Code that draws figures
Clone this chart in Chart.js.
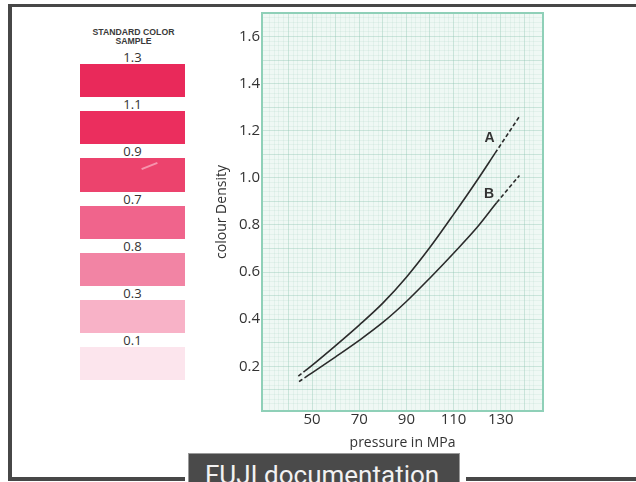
<!DOCTYPE html>
<html>
<head>
<meta charset="utf-8">
<title>colour Density vs pressure</title>
<script src="https://cdn.jsdelivr.net/npm/chart.js@4.4.1/dist/chart.umd.min.js"></script>
<style>
  body { margin: 0; width: 636px; height: 482px; overflow: hidden; position: relative; background: #fff; font-family: "Open Sans", sans-serif; }
  #frame { position: absolute; left: 8px; top: 4px; width: 700px; height: 477px; box-sizing: border-box;
           border-top: 3px solid #474747; border-left: 4px solid #474747; border-bottom: 4px solid #474747; }
  #sampleTitle { position: absolute; left: 80px; top: 27.5px; width: 107px; text-align: center;
                 font: bold 8.7px "Liberation Sans", Arial, sans-serif; line-height: 9px; color: #3a3a3a; }
  #samples { position: absolute; left: 80px; top: 50px; width: 105px; }
  .sample-label { height: 14px; line-height: 14px; text-align: center; font-size: 13px; color: #333; }
  .sample-swatch { height: 33.2px; }
  #scratch { position: absolute; left: 141px; top: 165px; width: 17px; height: 2px; background: rgba(255, 215, 225, 0.55); transform: rotate(-22deg); }
  #chartBox { position: absolute; left: 200px; top: 0; width: 360px; height: 482px; }
  #captionBack { position: absolute; left: 185px; top: 450px; width: 281px; height: 40px; background: #fff; }
  #caption { position: absolute; left: 188px; top: 453px; width: 272px; height: 40px; background: #4a4a4a; box-sizing: border-box; border: 1px solid #9a9a9a; }
  #caption span { position: absolute; left: 16px; top: 7.5px; font: 26px Roboto, sans-serif; line-height: 26px; color: #f2f2f2; white-space: nowrap; }
</style>
</head>
<body>
<div id="frame"></div>
<div id="sampleTitle">STANDARD COLOR<br>SAMPLE</div>
<div id="samples"></div>
<div id="scratch"></div>
<div id="chartBox"><canvas id="densityChart"></canvas></div>
<div id="captionBack"></div>
<div id="caption"><span>FUJI documentation</span></div>

<script>
// chart data
const pressureA = [44.2, 47, 50, 60, 70, 80, 90, 100, 110, 120, 127.6, 138.2];
const densityA = [0.158, 0.18, 0.204, 0.288, 0.375, 0.468, 0.578, 0.705, 0.845, 0.99, 1.105, 1.265];
const pressureB = [44.5, 47, 50, 60, 70, 80, 90, 100, 110, 120, 128.3, 137.9];
const densityB = [0.135, 0.152, 0.172, 0.24, 0.31, 0.386, 0.475, 0.575, 0.68, 0.79, 0.895, 1.01];
const curveNames = ['A', 'B'];
const labelPressure = [125.2, 125.0];
const labelDensity = [1.169, 0.931];
const xTicks = [50, 70, 90, 110, 130];
const yTicks = [0.2, 0.4, 0.6, 0.8, 1.0, 1.2, 1.4, 1.6];

// colour sample strip
const sampleLabels = ['1.3', '1.1', '0.9', '0.7', '0.8', '0.3', '0.1'];
const sampleColors = ['#e9295a', '#eb2e5e', '#ec436d', '#f0648c', '#f284a4', '#f8b2c7', '#fce5ed'];

const X_MIN = 28.8, X_MAX = 147.9, Y_MIN = 0.01, Y_MAX = 1.7;
const FRAME_GREEN = '#8fd0b8';
const INK = '#2b2b2b';

function buildSamples(){
    'use strict';
    const box = document.getElementById('samples');
    sampleLabels.forEach(function(lbl, i){
        const label = document.createElement('div');
        label.className = 'sample-label';
        label.textContent = lbl;
        const swatch = document.createElement('div');
        swatch.className = 'sample-swatch';
        swatch.style.background = sampleColors[i];
        box.appendChild(label);
        box.appendChild(swatch);
    });
}

// dashed first and last piece of each curve
function dashEnds(n){
    return function(ctx){
        if(ctx.p0DataIndex === 0 || ctx.p1DataIndex === n - 1){
            return [4, 2.5];
        }
        return undefined;
    };
}

function toPoints(xs, ys){
    return xs.map(function(x, i){ return {x: x, y: ys[i]}; });
}

// graph paper: darker line every 5 small squares
function paperColor(major){
    return function(ctx){
        if(ctx.index === 0 || ctx.index === ctx.scale.ticks.length - 1){
            return 'rgba(0,0,0,0)';
        }
        return major(ctx.tick.value) ? 'rgba(140,195,175,0.38)' : 'rgba(165,212,194,0.18)';
    };
}

const paperBackground = {
    id: 'paperBackground',
    beforeDraw(chart){
        const {ctx, chartArea} = chart;
        ctx.save();
        ctx.fillStyle = '#eff8f4';
        ctx.fillRect(chartArea.left, chartArea.top, chartArea.right - chartArea.left, chartArea.bottom - chartArea.top);
        ctx.restore();
    }
};

const curveLabels = {
    id: 'curveLabels',
    afterDatasetsDraw(chart){
        const {ctx, scales} = chart;
        ctx.save();
        ctx.font = 'bold 14px "Liberation Sans", Arial, sans-serif';
        ctx.fillStyle = '#333';
        ctx.textAlign = 'center';
        ctx.textBaseline = 'middle';
        curveNames.forEach(function(name, i){
            ctx.fillText(name, scales.x.getPixelForValue(labelPressure[i]), scales.y.getPixelForValue(labelDensity[i]));
        });
        ctx.restore();
    }
};

window.onload = function(){
    buildSamples();

    const tickFont = {family: '"Open Sans", sans-serif', size: 15};
    const titleFont = {family: '"Open Sans", sans-serif', size: 14, lineHeight: 1.2};

    const config = {
        type: 'line',
        data: {
            datasets: [{
                label: curveNames[0],
                data: toPoints(pressureA, densityA),
                borderColor: INK,
                borderWidth: 1.6,
                pointRadius: 0,
                cubicInterpolationMode: 'monotone',
                segment: {borderDash: dashEnds(pressureA.length)}
            },
            {
                label: curveNames[1],
                data: toPoints(pressureB, densityB),
                borderColor: INK,
                borderWidth: 1.6,
                pointRadius: 0,
                cubicInterpolationMode: 'monotone',
                segment: {borderDash: dashEnds(pressureB.length)}
            }]
        },
        options: {
            responsive: true,
            maintainAspectRatio: false,
            animation: false,
            layout: {padding: {left: 0, top: 13, right: 17, bottom: 31}},
            plugins: {
                legend: {display: false},
                tooltip: {enabled: false}
            },
            scales: {
                x: {
                    type: 'linear',
                    position: 'bottom',
                    min: X_MIN,
                    max: X_MAX,
                    z: 1,
                    afterBuildTicks: function(scale){ scale.ticks = xTicks.map(function(v){ return {value: v}; }); },
                    afterFit: function(scale){ scale.height = 40; },
                    ticks: {font: tickFont, color: '#333', padding: 0, maxRotation: 0, autoSkip: false},
                    grid: {display: false, drawTicks: false},
                    border: {color: FRAME_GREEN, width: 2},
                    title: {display: true, text: 'pressure in MPa', font: titleFont, color: '#333', padding: {top: 0, bottom: 0}}
                },
                y: {
                    type: 'linear',
                    position: 'left',
                    min: Y_MIN,
                    max: Y_MAX,
                    z: 1,
                    afterBuildTicks: function(scale){ scale.ticks = yTicks.map(function(v){ return {value: v}; }); },
                    afterFit: function(scale){ scale.width = 62; },
                    ticks: {font: tickFont, color: '#333', padding: 2, autoSkip: false,
                            callback: function(v){ return v.toFixed(1); }},
                    grid: {display: false, drawTicks: false},
                    border: {color: FRAME_GREEN, width: 2},
                    title: {display: true, text: 'colour Density', font: titleFont, color: '#333', padding: {top: 13.6, bottom: 0}}
                },
                gridX: {
                    type: 'linear',
                    position: 'top',
                    min: X_MIN,
                    max: X_MAX,
                    afterFit: function(scale){ scale.height = 0; },
                    ticks: {display: false, stepSize: 2},
                    grid: {drawTicks: false, lineWidth: 1, color: paperColor(function(v){ return Math.round(v) % 10 === 0; })},
                    border: {color: FRAME_GREEN, width: 2}
                },
                gridY: {
                    type: 'linear',
                    position: 'right',
                    min: Y_MIN,
                    max: Y_MAX,
                    afterFit: function(scale){ scale.width = 0; },
                    ticks: {display: false, stepSize: 0.02},
                    grid: {drawTicks: false, lineWidth: 1, color: paperColor(function(v){ return Math.round(v * 50) % 5 === 0; })},
                    border: {color: FRAME_GREEN, width: 2}
                }
            }
        },
        plugins: [paperBackground, curveLabels]
    };

    const densityChart = new Chart(document.getElementById('densityChart'), config);
};
</script>
</body>
</html>
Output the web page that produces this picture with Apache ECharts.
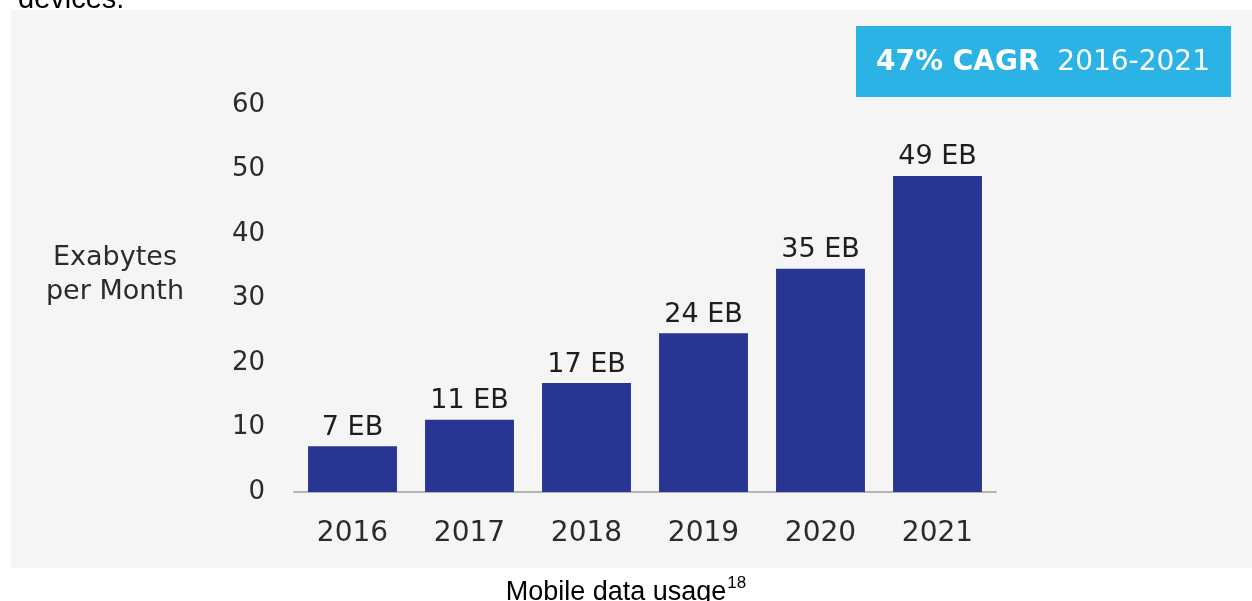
<!DOCTYPE html>
<html>
<head>
<meta charset="utf-8">
<script src="https://cdn.jsdelivr.net/npm/echarts@6/dist/echarts.min.js"></script>
<style>
  html, body { margin: 0; padding: 0; background: #ffffff; }
  #panel { position: absolute; left: 11px; top: 10px; width: 1241px; height: 558px; background: #f5f5f5; }
  #chart { position: absolute; left: 0; top: 0; width: 1252px; height: 601px; }
</style>
</head>
<body>
<div id="panel"></div>
<div id="chart"></div>
<script>
const categories = ['2016', '2017', '2018', '2019', '2020', '2021'];
const values = [7.1, 11.2, 16.9, 24.6, 34.6, 49];
const valueLabels = ['7 EB', '11 EB', '17 EB', '24 EB', '35 EB', '49 EB'];
const yTicks = [0, 10, 20, 30, 40, 50, 60];
const axisTitle = ['Exabytes', 'per Month'];
const badgeBold = '47% CAGR';
const badgeRange = '2016-2021';
const caption = 'Mobile data usage';
const captionSup = '18';
const topText = 'devices.';

const chart = echarts.init(document.getElementById('chart'), null, { renderer: 'canvas' });
const font = '"DejaVu Sans", sans-serif';
const capFont = '"Liberation Sans Narrow", "Liberation Sans", sans-serif';

chart.setOption({
  backgroundColor: 'transparent',
  animation: false,
  textStyle: { fontFamily: font },
  grid: { left: 294, right: 256, top: 105, bottom: 109, containLabel: false },
  xAxis: {
    type: 'category',
    data: categories,
    axisLine: { show: true, lineStyle: { color: '#b4b4b4', width: 2 } },
    axisTick: { show: false },
    axisLabel: { color: '#2b2b2b', fontSize: 28, margin: 28, fontFamily: font }
  },
  yAxis: {
    type: 'value',
    min: yTicks[0],
    max: yTicks[yTicks.length - 1],
    interval: yTicks[1] - yTicks[0],
    axisLine: { show: false },
    axisTick: { show: false },
    splitLine: { show: false },
    axisLabel: { color: '#2b2b2b', fontSize: 26, margin: 29, fontFamily: font }
  },
  series: [{
    type: 'bar',
    data: values,
    barCategoryGap: '24%',
    itemStyle: { color: '#283593' },
    label: {
      show: true,
      position: 'top',
      distance: 5,
      color: '#1e1e1e',
      fontSize: 27,
      fontFamily: font,
      formatter: p => valueLabels[p.dataIndex]
    }
  }],
  title: [
    {
      text: axisTitle.join('\n'),
      left: 110,
      top: 236,
      textAlign: 'center',
      textStyle: { color: '#2b2b2b', fontSize: 27, fontWeight: 'normal', lineHeight: 34, fontFamily: font }
    },
    {
      text: '{m|' + caption + '}{s|' + captionSup + '}',
      left: 'center',
      top: 570,
      textStyle: {
        fontWeight: 'normal',
        rich: {
          m: { fontSize: 27, fontWeight: 'normal', color: '#000', fontFamily: capFont, verticalAlign: 'bottom', lineHeight: 31 },
          s: { fontSize: 17, fontWeight: 'normal', color: '#000', fontFamily: capFont, verticalAlign: 'top', lineHeight: 31, padding: [0, 0, 13, 1] }
        }
      }
    },
    {
      text: topText,
      left: 13,
      top: -20,
      textStyle: { color: '#000', fontSize: 29, fontWeight: 'normal', fontFamily: capFont }
    }
  ],
  graphic: [
    {
      type: 'group',
      left: 856,
      top: 26,
      children: [
        { type: 'rect', shape: { x: 0, y: 0, width: 375, height: 71 }, style: { fill: '#2bb3e6' } },
        {
          type: 'text',
          x: 187,
          y: 37,
          style: {
            text: '{b|' + badgeBold + '}{r|  ' + badgeRange + '}',
            align: 'center',
            verticalAlign: 'middle',
            rich: {
              b: { fontSize: 28, fontWeight: 'bold', fill: '#ffffff', fontFamily: font },
              r: { fontSize: 28, fontWeight: 'normal', fill: '#ffffff', fontFamily: font }
            }
          }
        }
      ]
    }
  ]
});
</script>
</body>
</html>
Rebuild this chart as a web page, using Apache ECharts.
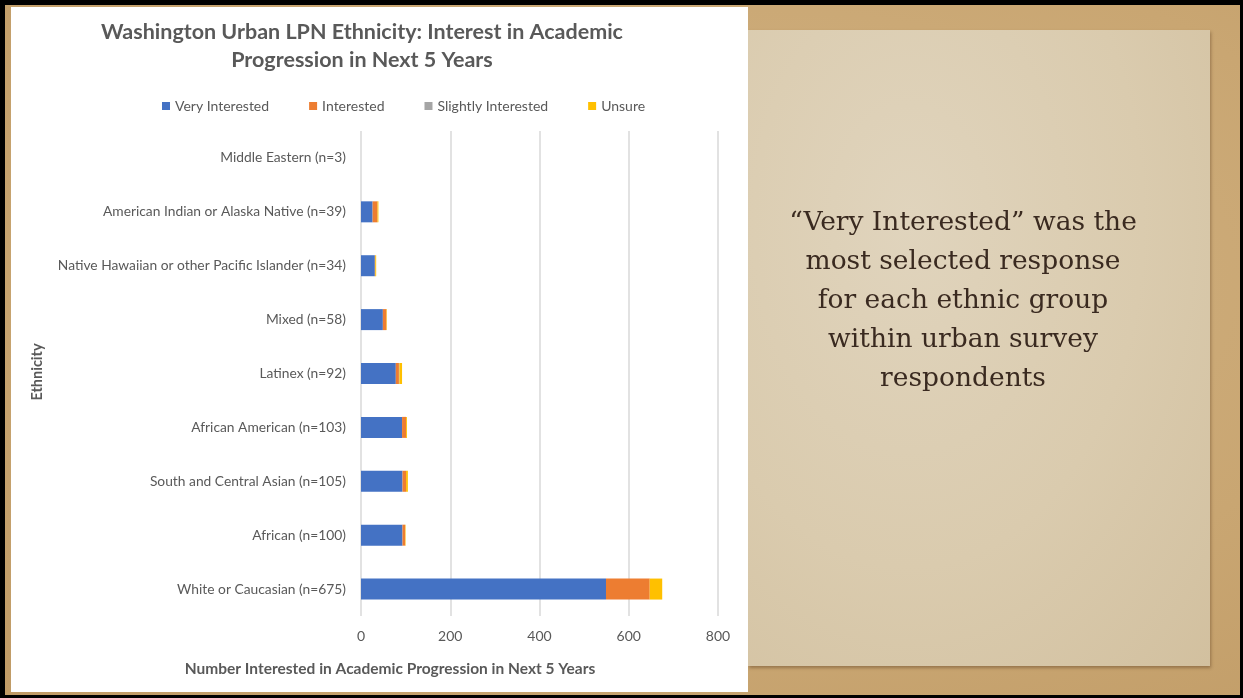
<!DOCTYPE html>
<html>
<head>
<meta charset="utf-8">
<title>Washington Urban LPN Ethnicity</title>
<script src="https://cdn.jsdelivr.net/npm/echarts@6/dist/echarts.min.js"></script>
<style>
  html, body { margin: 0; padding: 0; width: 1243px; height: 698px; overflow: hidden; background: #000; }
  #frame { position: absolute; left: 5px; top: 5px; width: 1235px; height: 690px;
    background: radial-gradient(ellipse at 60% 40%, #d2b384 0%, #c9a672 60%, #c09b66 100%); }
  #paper { position: absolute; left: 748px; top: 30px; width: 462px; height: 636px;
    background: radial-gradient(ellipse at 35% 30%, #e0d4bd 0%, #dacbae 55%, #d2c09f 100%);
    box-shadow: 1px 2px 3px rgba(90,60,30,0.45); }
  #panel { position: absolute; left: 11px; top: 7px; width: 737px; height: 685px; background: #fff; }
  #chart { position: absolute; left: 0; top: 0; width: 1243px; height: 698px; }
</style>
</head>
<body>
<div id="frame"></div>
<div id="paper"></div>
<div id="panel"></div>
<div id="chart"></div>
<script>
// Ethnic groups, listed top to bottom as displayed
const categories = [
  'Middle Eastern (n=3)',
  'American Indian or Alaska Native (n=39)',
  'Native Hawaiian or other Pacific Islander (n=34)',
  'Mixed (n=58)',
  'Latinex (n=92)',
  'African American (n=103)',
  'South and Central Asian (n=105)',
  'African (n=100)',
  'White or Caucasian (n=675)'
];
const veryInterested     = [0, 26, 31, 49, 78, 92, 93, 93, 549];
const interested         = [0, 11, 1, 8, 7, 9, 8, 6, 98];
const slightlyInterested = [0, 0, 0, 0, 1, 0, 0, 0, 0];
const unsure             = [0, 2, 2, 1, 6, 2, 4, 1, 28];
const xTicks = [0, 200, 400, 600, 800];

const textColor = '#595959';
const font = 'Lato, "Open Sans", "Liberation Sans", sans-serif';

const chart = echarts.init(document.getElementById('chart'), null, { renderer: 'canvas' });

function stackSeries(name, data, color) {
  return {
    name: name, type: 'bar', stack: 'total', data: data, barWidth: 21,
    itemStyle: { color: color }, emphasis: { disabled: true }
  };
}

chart.setOption({
  backgroundColor: 'transparent',
  animation: false,
  textStyle: { fontFamily: font },
  title: {
    text: 'Washington Urban LPN Ethnicity: Interest in Academic\nProgression in Next 5 Years',
    left: 357, top: 13, textAlign: 'center',
    textStyle: { fontSize: 21.5, fontWeight: 'bold', color: textColor, lineHeight: 28, fontFamily: font }
  },
  legend: {
    left: 157, top: 94, itemWidth: 8, itemHeight: 8, itemGap: 40,
    icon: 'rect',
    textStyle: { fontSize: 14, color: textColor, fontFamily: font },
    data: ['Very Interested', 'Interested', 'Slightly Interested', 'Unsure']
  },
  grid: { left: 361, right: 525, top: 131, bottom: 82, containLabel: false },
  xAxis: {
    type: 'value', min: xTicks[0], max: xTicks[xTicks.length - 1], interval: 200,
    axisLine: { show: false }, axisTick: { show: false },
    axisLabel: { fontSize: 14, color: textColor, margin: 13, fontFamily: font },
    splitLine: { show: true, lineStyle: { color: '#d9d9d9', width: 1.5 } }
  },
  yAxis: {
    type: 'category', data: categories, inverse: true,
    axisLine: { show: false }, axisTick: { show: false },
    axisLabel: { fontSize: 13.8, color: textColor, margin: 15, fontFamily: font }
  },
  graphic: [
    { type: 'text', x: 390, y: 669,
      style: { text: 'Number Interested in Academic Progression in Next 5 Years',
        fontSize: 15.5, fontWeight: 'bold', fontFamily: font, fill: textColor,
        align: 'center', verticalAlign: 'middle' } },
    { type: 'text', x: 37, y: 372, rotation: Math.PI / 2,
      style: { text: 'Ethnicity', fontSize: 14.5, fontWeight: 'bold', fontFamily: font,
        fill: textColor, align: 'center', verticalAlign: 'middle' } },
    { type: 'text', x: 963, y: 301,
      style: {
        text: '\u201cVery Interested\u201d was the\nmost selected response\nfor each ethnic group\nwithin urban survey\nrespondents',
        fontSize: 26.5, fontFamily: '"DejaVu Serif", serif', fill: '#3a2a20', lineHeight: 39,
        align: 'center', verticalAlign: 'middle' } }
  ],
  series: [
    stackSeries('Very Interested', veryInterested, '#4472c4'),
    stackSeries('Interested', interested, '#ed7d31'),
    stackSeries('Slightly Interested', slightlyInterested, '#a5a5a5'),
    stackSeries('Unsure', unsure, '#ffc000')
  ]
});
</script>
</body>
</html>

#### [Work to be completed]
Locate the word "page" in the records above, and return each line that has it.

#### [Reply to the task]
Output the web page that produces this picture with Apache ECharts.
Rebuild this chart as a web page, using Apache ECharts.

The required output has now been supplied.